Exercise aim: Skip pictures; extract every line from the one with "What Chart.js code" through the one with "const fmt = v", exactly as written.

Material provided:
══════════════════════════════

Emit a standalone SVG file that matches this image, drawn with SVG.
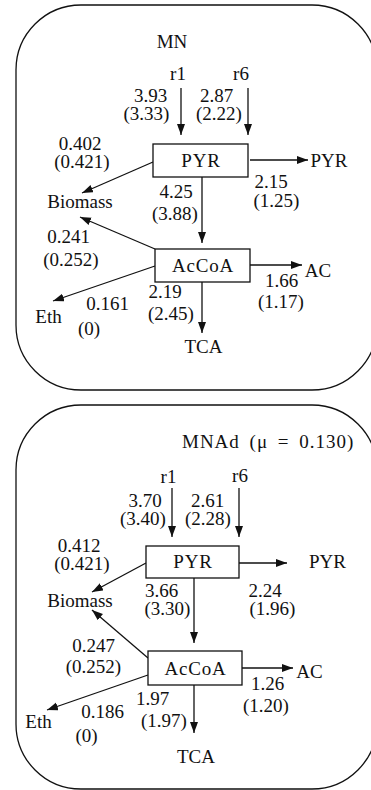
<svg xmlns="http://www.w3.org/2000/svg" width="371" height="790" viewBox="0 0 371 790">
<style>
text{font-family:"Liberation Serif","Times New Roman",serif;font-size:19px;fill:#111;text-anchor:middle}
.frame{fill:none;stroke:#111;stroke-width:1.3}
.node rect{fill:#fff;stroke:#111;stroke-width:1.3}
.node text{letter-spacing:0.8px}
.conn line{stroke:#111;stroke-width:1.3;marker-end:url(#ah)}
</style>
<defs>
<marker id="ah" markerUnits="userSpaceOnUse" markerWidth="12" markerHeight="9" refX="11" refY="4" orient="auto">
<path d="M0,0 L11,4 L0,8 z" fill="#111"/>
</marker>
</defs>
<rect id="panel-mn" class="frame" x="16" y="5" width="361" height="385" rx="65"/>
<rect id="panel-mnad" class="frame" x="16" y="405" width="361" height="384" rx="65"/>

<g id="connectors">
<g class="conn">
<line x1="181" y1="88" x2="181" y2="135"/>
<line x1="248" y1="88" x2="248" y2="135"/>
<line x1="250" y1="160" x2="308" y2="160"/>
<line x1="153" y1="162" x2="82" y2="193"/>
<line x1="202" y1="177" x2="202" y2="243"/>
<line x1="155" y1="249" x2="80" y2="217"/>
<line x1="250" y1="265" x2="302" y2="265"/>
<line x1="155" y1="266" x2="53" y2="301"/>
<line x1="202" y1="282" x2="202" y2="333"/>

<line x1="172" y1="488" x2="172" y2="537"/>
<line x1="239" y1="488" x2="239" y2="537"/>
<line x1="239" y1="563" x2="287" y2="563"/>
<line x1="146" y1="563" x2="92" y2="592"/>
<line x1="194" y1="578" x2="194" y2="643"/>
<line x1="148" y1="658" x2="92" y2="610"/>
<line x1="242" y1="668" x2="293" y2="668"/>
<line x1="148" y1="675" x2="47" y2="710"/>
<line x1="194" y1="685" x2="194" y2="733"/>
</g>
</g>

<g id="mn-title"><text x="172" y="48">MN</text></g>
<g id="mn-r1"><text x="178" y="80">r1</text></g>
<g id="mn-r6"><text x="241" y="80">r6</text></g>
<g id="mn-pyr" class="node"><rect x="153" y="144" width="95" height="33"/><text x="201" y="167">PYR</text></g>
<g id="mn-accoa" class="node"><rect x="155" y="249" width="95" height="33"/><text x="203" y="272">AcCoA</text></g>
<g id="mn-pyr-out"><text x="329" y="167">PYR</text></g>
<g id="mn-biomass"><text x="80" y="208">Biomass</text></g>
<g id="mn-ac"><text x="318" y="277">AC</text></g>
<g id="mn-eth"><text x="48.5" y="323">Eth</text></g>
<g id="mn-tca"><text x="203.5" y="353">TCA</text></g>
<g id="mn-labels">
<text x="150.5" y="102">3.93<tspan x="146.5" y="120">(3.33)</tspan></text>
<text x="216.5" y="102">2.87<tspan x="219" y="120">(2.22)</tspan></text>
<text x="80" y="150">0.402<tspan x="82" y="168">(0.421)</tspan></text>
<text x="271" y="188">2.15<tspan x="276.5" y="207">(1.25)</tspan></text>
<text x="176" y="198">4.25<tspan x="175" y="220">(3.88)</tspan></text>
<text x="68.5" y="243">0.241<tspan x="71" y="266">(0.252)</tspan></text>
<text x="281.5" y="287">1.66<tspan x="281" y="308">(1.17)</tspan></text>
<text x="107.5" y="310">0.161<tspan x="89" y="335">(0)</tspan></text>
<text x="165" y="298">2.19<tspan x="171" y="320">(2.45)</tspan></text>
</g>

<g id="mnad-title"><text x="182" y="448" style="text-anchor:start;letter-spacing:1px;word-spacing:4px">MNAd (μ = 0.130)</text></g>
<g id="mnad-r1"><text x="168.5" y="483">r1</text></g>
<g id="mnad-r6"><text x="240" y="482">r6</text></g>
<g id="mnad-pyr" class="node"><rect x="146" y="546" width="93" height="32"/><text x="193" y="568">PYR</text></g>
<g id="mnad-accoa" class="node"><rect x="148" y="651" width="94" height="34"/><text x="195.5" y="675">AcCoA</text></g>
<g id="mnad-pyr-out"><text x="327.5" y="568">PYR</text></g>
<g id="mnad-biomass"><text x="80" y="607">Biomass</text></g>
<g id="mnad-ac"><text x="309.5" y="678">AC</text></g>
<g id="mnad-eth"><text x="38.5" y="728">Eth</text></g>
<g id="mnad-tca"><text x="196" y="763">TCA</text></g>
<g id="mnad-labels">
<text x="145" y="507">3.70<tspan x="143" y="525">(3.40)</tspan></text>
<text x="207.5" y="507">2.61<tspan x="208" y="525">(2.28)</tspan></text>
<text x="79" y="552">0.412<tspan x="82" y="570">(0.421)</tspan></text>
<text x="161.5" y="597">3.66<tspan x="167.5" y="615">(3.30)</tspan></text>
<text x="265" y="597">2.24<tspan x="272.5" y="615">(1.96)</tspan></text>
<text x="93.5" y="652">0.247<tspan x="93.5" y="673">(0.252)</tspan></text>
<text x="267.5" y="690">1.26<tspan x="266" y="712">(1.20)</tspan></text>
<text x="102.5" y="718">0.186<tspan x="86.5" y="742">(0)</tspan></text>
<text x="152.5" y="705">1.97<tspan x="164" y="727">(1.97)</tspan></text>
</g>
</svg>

══════════════════════════════

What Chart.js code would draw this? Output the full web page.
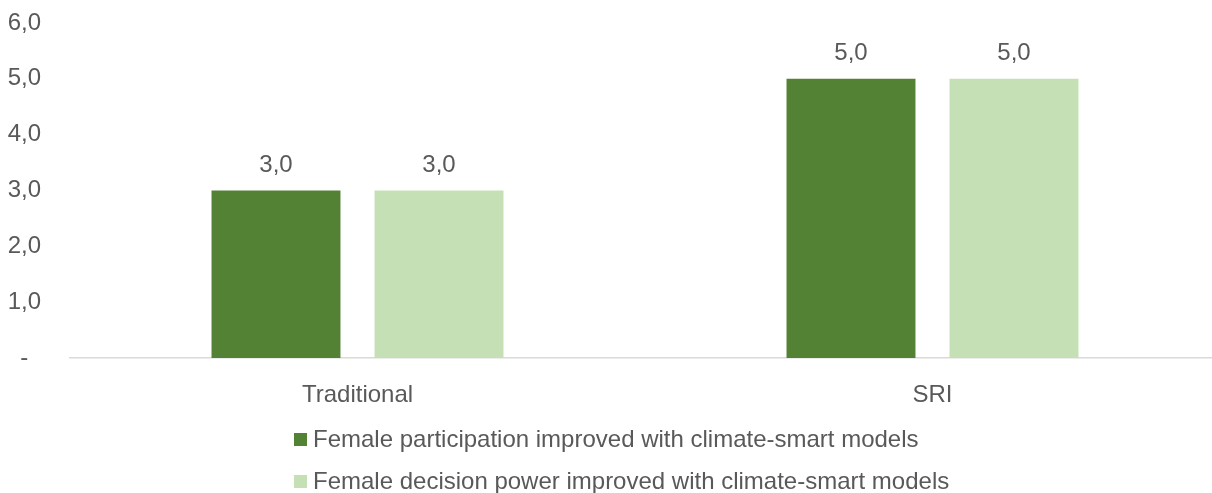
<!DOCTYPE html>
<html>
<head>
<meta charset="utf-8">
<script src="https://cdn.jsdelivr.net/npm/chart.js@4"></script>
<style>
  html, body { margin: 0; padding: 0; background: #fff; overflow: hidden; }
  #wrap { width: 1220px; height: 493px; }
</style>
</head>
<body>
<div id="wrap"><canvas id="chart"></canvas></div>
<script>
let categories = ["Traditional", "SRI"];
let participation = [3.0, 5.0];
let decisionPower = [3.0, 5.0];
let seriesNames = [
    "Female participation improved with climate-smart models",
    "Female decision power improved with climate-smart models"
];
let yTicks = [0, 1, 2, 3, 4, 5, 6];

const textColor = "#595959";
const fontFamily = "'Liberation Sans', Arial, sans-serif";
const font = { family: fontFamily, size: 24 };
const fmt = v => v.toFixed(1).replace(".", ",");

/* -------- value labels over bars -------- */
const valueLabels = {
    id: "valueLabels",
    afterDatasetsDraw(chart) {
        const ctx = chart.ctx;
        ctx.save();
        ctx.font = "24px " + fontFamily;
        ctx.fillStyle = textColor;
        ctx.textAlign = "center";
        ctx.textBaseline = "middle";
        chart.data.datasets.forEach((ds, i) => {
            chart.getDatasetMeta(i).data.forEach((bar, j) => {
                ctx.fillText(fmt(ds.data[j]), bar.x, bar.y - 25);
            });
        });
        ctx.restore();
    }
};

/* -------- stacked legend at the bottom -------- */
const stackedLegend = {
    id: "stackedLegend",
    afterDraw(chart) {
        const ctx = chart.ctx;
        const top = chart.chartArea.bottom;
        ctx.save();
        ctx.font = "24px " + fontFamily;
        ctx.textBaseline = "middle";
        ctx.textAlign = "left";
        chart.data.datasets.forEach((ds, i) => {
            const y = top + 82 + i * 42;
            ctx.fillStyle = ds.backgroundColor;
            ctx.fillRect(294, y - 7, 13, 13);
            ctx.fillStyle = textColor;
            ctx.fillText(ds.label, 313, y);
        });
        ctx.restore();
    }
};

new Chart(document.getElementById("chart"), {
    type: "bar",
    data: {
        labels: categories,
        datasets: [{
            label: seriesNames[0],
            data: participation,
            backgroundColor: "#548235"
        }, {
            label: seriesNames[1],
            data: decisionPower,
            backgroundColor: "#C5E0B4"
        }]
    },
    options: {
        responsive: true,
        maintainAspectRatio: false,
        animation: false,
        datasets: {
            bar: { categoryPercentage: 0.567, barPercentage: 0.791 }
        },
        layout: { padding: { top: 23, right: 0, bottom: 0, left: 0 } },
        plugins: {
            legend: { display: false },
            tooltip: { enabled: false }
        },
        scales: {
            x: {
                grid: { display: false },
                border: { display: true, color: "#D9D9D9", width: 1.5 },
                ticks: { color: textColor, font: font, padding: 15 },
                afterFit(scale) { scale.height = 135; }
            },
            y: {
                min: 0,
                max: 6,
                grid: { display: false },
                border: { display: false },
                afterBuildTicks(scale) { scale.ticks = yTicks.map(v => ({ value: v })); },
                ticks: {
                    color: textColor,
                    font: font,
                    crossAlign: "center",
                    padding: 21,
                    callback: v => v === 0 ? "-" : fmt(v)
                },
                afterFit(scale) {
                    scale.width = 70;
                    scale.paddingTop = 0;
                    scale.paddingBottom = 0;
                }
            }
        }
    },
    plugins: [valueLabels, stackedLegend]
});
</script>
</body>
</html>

══════════════════════════════

Exercise result:
What Chart.js code would draw this? Output the full web page.
<!DOCTYPE html>
<html>
<head>
<meta charset="utf-8">
<script src="https://cdn.jsdelivr.net/npm/chart.js@4"></script>
<style>
  html, body { margin: 0; padding: 0; background: #fff; overflow: hidden; }
  #wrap { width: 1220px; height: 493px; }
</style>
</head>
<body>
<div id="wrap"><canvas id="chart"></canvas></div>
<script>
let categories = ["Traditional", "SRI"];
let participation = [3.0, 5.0];
let decisionPower = [3.0, 5.0];
let seriesNames = [
    "Female participation improved with climate-smart models",
    "Female decision power improved with climate-smart models"
];
let yTicks = [0, 1, 2, 3, 4, 5, 6];

const textColor = "#595959";
const fontFamily = "'Liberation Sans', Arial, sans-serif";
const font = { family: fontFamily, size: 24 };
const fmt = v => v.toFixed(1).replace(".", ",");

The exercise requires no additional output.